• [What is being asked]
Below are entries. Give back exactly the lines from the one containing "Output the web" through the one containing "const mid = d", inclusive, without the pictures.

• [Items from a dataset]
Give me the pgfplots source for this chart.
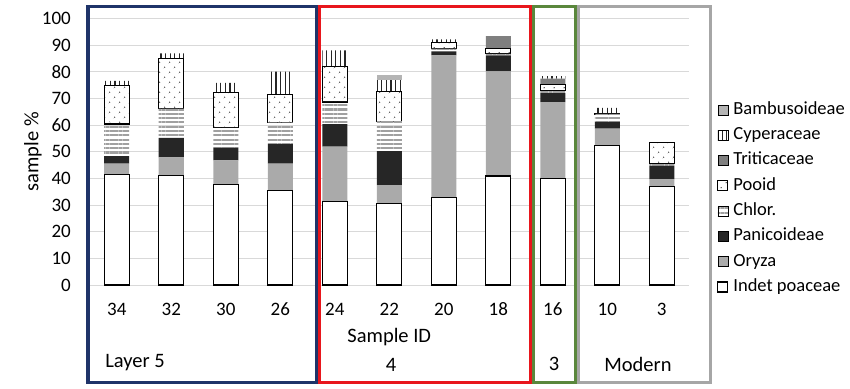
\documentclass[border=0pt]{standalone}
\usepackage{fontspec}
\setmainfont{Carlito}
\usepackage{pgfplots}
\usepackage{pgfplotstable}
\pgfplotsset{compat=1.18}
\usetikzlibrary{patterns.meta}
\definecolor{oryzac}{RGB}{170,170,170}
\definecolor{panc}{RGB}{38,38,38}
\definecolor{tritc}{RGB}{127,127,127}
\definecolor{bambc}{RGB}{180,180,180}
\definecolor{chlorc}{RGB}{160,160,160}
\definecolor{gridc}{RGB}{217,217,217}
\definecolor{navyc}{RGB}{31,52,105}
\definecolor{redc}{RGB}{232,22,28}
\definecolor{greenc}{RGB}{90,135,60}
\definecolor{grayc}{RGB}{166,166,166}
\definecolor{dotc}{RGB}{90,90,90}

\pgfplotstableread{
cat indet oryza pan chlor pooid trit cyper bamb
0  41.6  4.0  2.8 12.0 14.35 0   1.85 0
1  41.0  6.9  7.3 11.0 18.7  0   2.0  0
2  37.8  9.0  4.8  7.4 13.25 0   3.65 0
3  35.6 10.0  7.3  8.1 10.4  0   8.7  0
4  31.4 20.5  8.5  8.3 13.4  0   6.0  0
5  30.5  7.0 12.8 11.2 11.25 0   4.15 1.85
6  32.8 53.4  1.5  1.0  2.3  0   1.2  0
7  40.9 39.3  6.0  0.6  2.1  4.5 0    0
8  40.0 28.6  3.4  1.1  2.2  2.2 0.9  0
9  52.5  6.2  2.5  3.0  0.3  0   2.0  0
10 37.1  2.6  5.0  0.9  7.8  0   0    0
}\datatable

\begin{document}
\begin{tikzpicture}
\path[use as bounding box] (-89.5bp,-104bp) rectangle (760.5bp,285bp);
\begin{axis}[
  at={(0,0)}, anchor=south west,
  scale only axis, width=599.5bp, height=266.4bp,
  ybar stacked, bar width=25bp,
  xmin=-0.5, xmax=10.5, ymin=0, ymax=100,
  xtick={0,...,10},
  xticklabels={34,32,30,26,24,22,20,18,16,10,3},
  ytick={0,10,...,100},
  major tick length=0pt,
  axis line style={draw=none},
  ymajorgrids, grid style={draw=gridc, line width=1bp},
  /pgf/number format/assume math mode=true,
  xticklabel style={anchor=center, inner sep=0pt, yshift=-24bp, font=\fontsize{19bp}{22bp}\selectfont},
  yticklabel style={anchor=east, inner sep=0pt, xshift=-18.5bp, font=\fontsize{19bp}{22bp}\selectfont},
  xlabel={Sample ID},
  xlabel style={at={(axis description cs:0.5,-0.1952)}, anchor=center, inner sep=0pt, font=\fontsize{20.5bp}{24bp}\selectfont},
  ylabel={sample \%},
  ylabel style={at={(axis description cs:-0.0943,0.5)}, anchor=center, inner sep=0pt, font=\fontsize{20.5bp}{24bp}\selectfont},
  reverse legend,
  legend cell align=left,
  legend image code/.code={\draw[#1] (0bp,-5bp) rectangle (10bp,5bp);},
  legend style={draw=none, fill=none, at={(1.0467,0.69)}, anchor=north west,
    inner sep=0pt, column sep=5bp, row sep=8.3bp,
    font=\fontsize{18.5bp}{21bp}\selectfont,
    nodes={inner sep=0pt, text height=13bp, text depth=4bp}},
]
\addplot[fill=white, draw=black, line width=1.2bp] table[x=cat,y=indet]{\datatable};
\addlegendentry{Indet poaceae}
\addplot[fill=oryzac, draw=none] table[x=cat,y=oryza]{\datatable};
\addlegendentry{Oryza}
\addplot[fill=panc, draw=none] table[x=cat,y=pan]{\datatable};
\addlegendentry{Panicoideae}
\addplot[draw=none, pattern={Lines[angle=0, distance=4.3bp, line width=2.1bp]}, pattern color=chlorc] table[x=cat,y=chlor]{\datatable};
\addlegendentry{Chlor.}
\addplot[draw=black, line width=1.2bp, preaction={fill=white}, pattern={Dots[distance=6.8bp, radius=0.75bp, angle=45]}, pattern color=dotc] table[x=cat,y=pooid]{\datatable};
\addlegendentry{Pooid}
\addplot[fill=tritc, draw=none] table[x=cat,y=trit]{\datatable};
\addlegendentry{Triticaceae}
\addplot[draw=none, pattern={Lines[angle=90, distance=4.6bp, line width=1.2bp]}, pattern color=black!85] table[x=cat,y=cyper]{\datatable};
\addlegendentry{Cyperaceae}
\addplot[fill=bambc, draw=none] table[x=cat,y=bamb]{\datatable};
\addlegendentry{Bambusoideae}
\end{axis}
\draw[navyc, line width=3bp] (-1.5bp,278.5bp) rectangle (227bp,-97.5bp);
\draw[redc, line width=3bp] (230bp,278.5bp) rectangle (441bp,-97.5bp);
\draw[greenc, line width=3bp] (444bp,278.5bp) rectangle (485.5bp,-97.5bp);
\draw[grayc, line width=3bp] (489bp,278.5bp) rectangle (621bp,-97.5bp);
\begin{scope}[every node/.style={font=\fontsize{20.5bp}{24bp}\selectfont, inner sep=0pt}]
\node at (45.5bp,-78bp) {Layer 5};
\node at (301.5bp,-80bp) {4};
\node at (464.5bp,-79bp) {3};
\node at (548.5bp,-79bp) {Modern};
\end{scope}
\end{tikzpicture}
\end{document}
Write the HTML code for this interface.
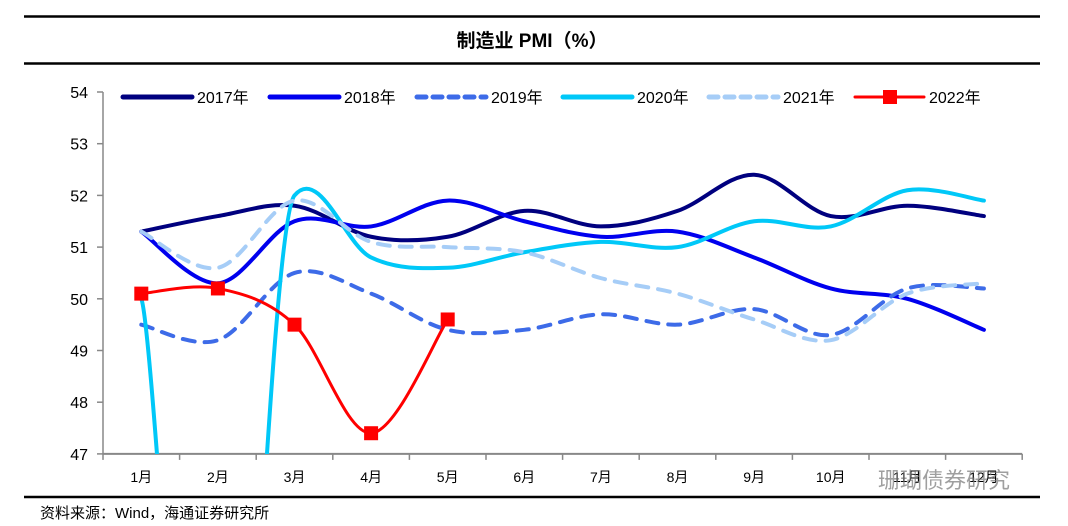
<!DOCTYPE html>
<html><head><meta charset="utf-8"><style>
html,body{margin:0;padding:0;background:#fff;width:1068px;height:526px;overflow:hidden;font-family:"Liberation Sans","Noto Sans CJK SC",sans-serif}
svg{display:block}
</style></head><body>
<svg width="1068" height="526" xmlns="http://www.w3.org/2000/svg">
<line x1="24" y1="16.5" x2="1040" y2="16.5" stroke="#000" stroke-width="2.5"/>
<line x1="24" y1="63.5" x2="1040" y2="63.5" stroke="#000" stroke-width="2.5"/>
<text x="532" y="47" text-anchor="middle" font-size="19" font-weight="bold" font-family="'Liberation Sans','Noto Sans CJK SC',sans-serif">制造业 PMI（%）</text>
<line x1="24" y1="497" x2="1040" y2="497" stroke="#000" stroke-width="2.5"/>
<text x="40" y="518" font-size="15" font-family="'Liberation Sans','Noto Sans CJK SC',sans-serif">资料来源：Wind，海通证券研究所</text>
<g id="axes"></g>
<defs><clipPath id="clip"><rect x="103" y="80" width="930" height="374"/></clipPath></defs>
<g id="series" clip-path="url(#clip)"></g>
<g id="legend"></g>
<text x="878" y="488" font-size="22" fill="#777" opacity="0.7" font-family="'Noto Sans CJK SC',sans-serif">珊瑚债券研究</text>
</svg>
<script>
const categories=["1月","2月","3月","4月","5月","6月","7月","8月","9月","10月","11月","12月"];
const yTicks=[47,48,49,50,51,52,53,54];
const s2017=[51.3,51.6,51.8,51.2,51.2,51.7,51.4,51.7,52.4,51.6,51.8,51.6];
const s2018=[51.3,50.3,51.5,51.4,51.9,51.5,51.2,51.3,50.8,50.2,50.0,49.4];
const s2019=[49.5,49.2,50.5,50.1,49.4,49.4,49.7,49.5,49.8,49.3,50.2,50.2];
const s2020=[50.0,35.7,52.0,50.8,50.6,50.9,51.1,51.0,51.5,51.4,52.1,51.9];
const s2021=[51.3,50.6,51.9,51.1,51.0,50.9,50.4,50.1,49.6,49.2,50.1,50.3];
const s2022=[50.1,50.2,49.5,47.4,49.6];
const seriesNames=["2017年","2018年","2019年","2020年","2021年","2022年"];
const NS="http://www.w3.org/2000/svg";
const X0=103,STEP=76.6,Y54=92,PU=51.7;
const xs=i=>X0+STEP*(i+0.5);
const ys=v=>Y54+(54-v)*PU;
function mk(t,a,p){const e=document.createElementNS(NS,t);for(const k in a)e.setAttribute(k,a[k]);p.appendChild(e);return e;}
const ax=document.getElementById('axes');
const yl=mk('line',{x1:X0,y1:Y54,x2:X0,y2:ys(47),stroke:'#888','stroke-width':1.5},ax);


yTicks.forEach(v=>{
 const t=mk('line',{x1:X0-6,y1:ys(v),x2:X0,y2:ys(v),stroke:'#888','stroke-width':1.5},ax);
 
 
 const l=mk('text',{x:X0-15,y:ys(v)+6,'text-anchor':'end','font-size':16},ax);l.textContent=v;
 
 
});
const xl=mk('line',{x1:X0,y1:ys(47),x2:X0+STEP*12,y2:ys(47),stroke:'#888','stroke-width':2},ax);


for(let i=0;i<=12;i++){const t=mk('line',{x1:X0+STEP*i,y1:ys(47),x2:X0+STEP*i,y2:ys(47)+6,stroke:'#888','stroke-width':1.5},ax);
 
 }
categories.forEach((c,i)=>{const l=mk('text',{x:xs(i),y:482,'text-anchor':'middle','font-size':14},ax);l.textContent=c;
 
 });
const cap=v=>Math.max(-30,Math.min(30,v));
function smooth(vals){const p=vals.map((v,i)=>[xs(i),ys(v)]);let d=`M${p[0][0]},${p[0][1]}`;
 for(let i=0;i<p.length-1;i++){const a=p[Math.max(0,i-1)],b=p[i],c=p[i+1],e=p[Math.min(p.length-1,i+2)];const k=1/6;
 d+=` C${b[0]+(c[0]-a[0])*k},${b[1]+cap((c[1]-a[1])*k)} ${c[0]-(e[0]-b[0])*k},${c[1]-cap((e[1]-b[1])*k)} ${c[0]},${c[1]}`;}return d;}
const styles=[{c:'#00007f',d:''},{c:'#0000ee',d:''},{c:'#3d6be8',d:'12 10'},{c:'#00c8f8',d:''},{c:'#a6cdf7',d:'12 10'},{c:'#ff0000',d:''}];
const data=[s2017,s2018,s2019,s2020,s2021,s2022];
const sg=document.getElementById('series');
data.forEach((vals,k)=>{const st=styles[k];
 const p=mk('path',{d:smooth(vals),fill:'none',stroke:st.c,'stroke-width':k==5?3:4,'stroke-dasharray':st.d,'stroke-linecap':'round'},sg);
 
 
});
s2022.forEach((v,i)=>{const r=mk('rect',{x:xs(i)-7,y:ys(v)-7,width:14,height:14,fill:'#ff0000'},sg);
 
 });
const lg=document.getElementById('legend');
const lx=[123,270,417,563,709,855];
seriesNames.forEach((n,k)=>{const st=styles[k];const x=lx[k];
 const l=mk('line',{x1:x,y1:97,x2:x+69,y2:97,stroke:st.c,'stroke-width':k==5?3:5,'stroke-dasharray':st.d?'9 7':'','stroke-linecap':'round'},lg);
 
 
 if(k==5){const r=mk('rect',{x:x+28,y:90,width:14,height:14,fill:'#ff0000'},lg);
  
  }
 const t=mk('text',{x:x+74,y:103,'font-size':16},lg);t.textContent=n;
 
 
});
</script>
</body></html>
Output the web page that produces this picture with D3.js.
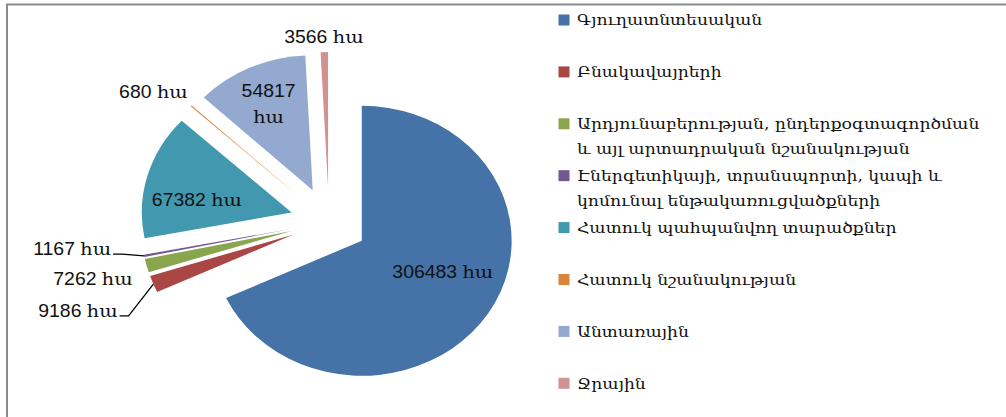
<!DOCTYPE html>
<html><head><meta charset="utf-8">
<script src="https://cdn.jsdelivr.net/npm/d3@7"></script>
<style>body{margin:0;background:#fff;} svg{display:block}</style>
</head><body>
<svg id="c" width="1006" height="417"></svg>
<script>
const categories = ["Գյուղատնտեսական","Բնակավայրերի","Արդյունաբերության, ընդերքօգտագործման և այլ արտադրական նշանակության","Էներգետիկայի, տրանսպորտի, կապի և կոմունալ ենթակառուցվածքների","Հատուկ պահպանվող տարածքներ","Հատուկ նշանակության","Անտառային","Ջրային"];
const legendLines = [["Գյուղատնտեսական"],["Բնակավայրերի"],["Արդյունաբերության, ընդերքօգտագործման","և այլ արտադրական նշանակության"],["Էներգետիկայի, տրանսպորտի, կապի և","կոմունալ ենթակառուցվածքների"],["Հատուկ պահպանվող տարածքներ"],["Հատուկ նշանակության"],["Անտառային"],["Ջրային"]];
const values = [306483,9186,7262,1167,67382,680,54817,3566];
const unit = "հա";
const colors = ["#4572A7","#AA4643","#89A54E","#71588F","#4198AF","#DB843D","#93A9CF","#D19392"];

// layout (not data)
const W = 1006, H = 417;
const cx = 329, cy = 222, R = 135, sx = 1.11, explode = 35;
const labelR  = [114, 243, 220, 233, 121, 205, 130, 185];
const labelDA = [-6.5, 0, 0, 4.8, -5.5, -3.6, 0, 0];
const leader  = [false, true, false, true, false, false, false, false];
const SANS = "'Liberation Sans', Arial, sans-serif";
const SERIF = "'DejaVu Serif', serif";

const svg = d3.select("#c");
svg.append("rect").attr("x", 7).attr("y", 4.5).attr("width", 1100).attr("height", 600)
  .attr("fill", "#fff").attr("stroke", "#8a8a8a").attr("stroke-width", 2);

const pie = d3.pie().sort(null).value(d => d)(values);
const arc = d3.arc().innerRadius(0).outerRadius(R);
const mid = d => (d.startAngle + d.endAngle) / 2;

const g = svg.append("g").attr("transform", `translate(${cx},${cy}) scale(${sx},1)`);
g.selectAll("path").data(pie).join("path")
  .attr("transform", d => `translate(${explode*Math.sin(mid(d))},${-explode*Math.cos(mid(d))})`)
  .attr("d", arc)
  .attr("fill", (d,i) => colors[i]);

// labels
const lab = svg.append("g");
pie.forEach((d, i) => {
  const a = mid(d) + labelDA[i] * Math.PI / 180;
  const x = cx + sx * labelR[i] * Math.sin(a);
  const y = cy - labelR[i] * Math.cos(a);
  const t = lab.append("text")
    .attr("transform", `translate(${x},${y}) scale(${sx},1)`)
    .attr("text-anchor", "middle")
    .attr("font-size", 17.5).attr("fill", "#111");
  if (i === 6) {
    t.append("tspan").attr("x", 0).attr("y", -13).attr("dy", "0.35em").attr("font-family", SANS).text(values[i]);
    t.append("tspan").attr("x", 0).attr("y", 13).attr("dy", "0.35em").attr("font-family", SERIF).text(unit);
  } else {
    t.attr("dy", "0.35em");
    t.append("tspan").attr("font-family", SANS).text(values[i] + (i === 0 ? "  " : " "));
    t.append("tspan").attr("font-family", SERIF).text(unit);
  }
  if (leader[i]) {
    const w = t.node().getBBox().width * sx;
    const right = x + w / 2 + 2;
    const ly = y + 5;
    const ma = mid(d);
    const ox = cx + sx * (explode + R) * Math.sin(ma);
    const oy = cy - (explode + R) * Math.cos(ma);
    svg.append("path")
      .attr("d", d3.line()([[ox, oy], [right + 9, ly], [right, ly]]))
      .attr("fill", "none").attr("stroke", "#000").attr("stroke-width", 1.3);
  }
});

// legend
const lg = svg.append("g");
const step = 51.9, ly0 = 20, lineH = 25;
legendLines.forEach((lines, i) => {
  const y = ly0 + step * i;
  lg.append("rect").attr("x", 558.5).attr("y", y - 5.5).attr("width", 11).attr("height", 11).attr("fill", colors[i]);
  lines.forEach((s, j) => {
    lg.append("text")
      .attr("transform", `translate(577,${y + j*lineH}) scale(${sx},1)`)
      .attr("dy", "0.35em").attr("font-family", SERIF).attr("font-size", 15.5).attr("fill", "#111")
      .text(s);
  });
});
</script>
</body></html>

• [The result]
Output the web page that produces this picture with D3.js.
<!DOCTYPE html>
<html><head><meta charset="utf-8">
<script src="https://cdn.jsdelivr.net/npm/d3@7"></script>
<style>body{margin:0;background:#fff;} svg{display:block}</style>
</head><body>
<svg id="c" width="1006" height="417"></svg>
<script>
const categories = ["Գյուղատնտեսական","Բնակավայրերի","Արդյունաբերության, ընդերքօգտագործման և այլ արտադրական նշանակության","Էներգետիկայի, տրանսպորտի, կապի և կոմունալ ենթակառուցվածքների","Հատուկ պահպանվող տարածքներ","Հատուկ նշանակության","Անտառային","Ջրային"];
const legendLines = [["Գյուղատնտեսական"],["Բնակավայրերի"],["Արդյունաբերության, ընդերքօգտագործման","և այլ արտադրական նշանակության"],["Էներգետիկայի, տրանսպորտի, կապի և","կոմունալ ենթակառուցվածքների"],["Հատուկ պահպանվող տարածքներ"],["Հատուկ նշանակության"],["Անտառային"],["Ջրային"]];
const values = [306483,9186,7262,1167,67382,680,54817,3566];
const unit = "հա";
const colors = ["#4572A7","#AA4643","#89A54E","#71588F","#4198AF","#DB843D","#93A9CF","#D19392"];

// layout (not data)
const W = 1006, H = 417;
const cx = 329, cy = 222, R = 135, sx = 1.11, explode = 35;
const labelR  = [114, 243, 220, 233, 121, 205, 130, 185];
const labelDA = [-6.5, 0, 0, 4.8, -5.5, -3.6, 0, 0];
const leader  = [false, true, false, true, false, false, false, false];
const SANS = "'Liberation Sans', Arial, sans-serif";
const SERIF = "'DejaVu Serif', serif";

const svg = d3.select("#c");
svg.append("rect").attr("x", 7).attr("y", 4.5).attr("width", 1100).attr("height", 600)
  .attr("fill", "#fff").attr("stroke", "#8a8a8a").attr("stroke-width", 2);

const pie = d3.pie().sort(null).value(d => d)(values);
const arc = d3.arc().innerRadius(0).outerRadius(R);
const mid = d => (d.startAngle + d.endAngle) / 2;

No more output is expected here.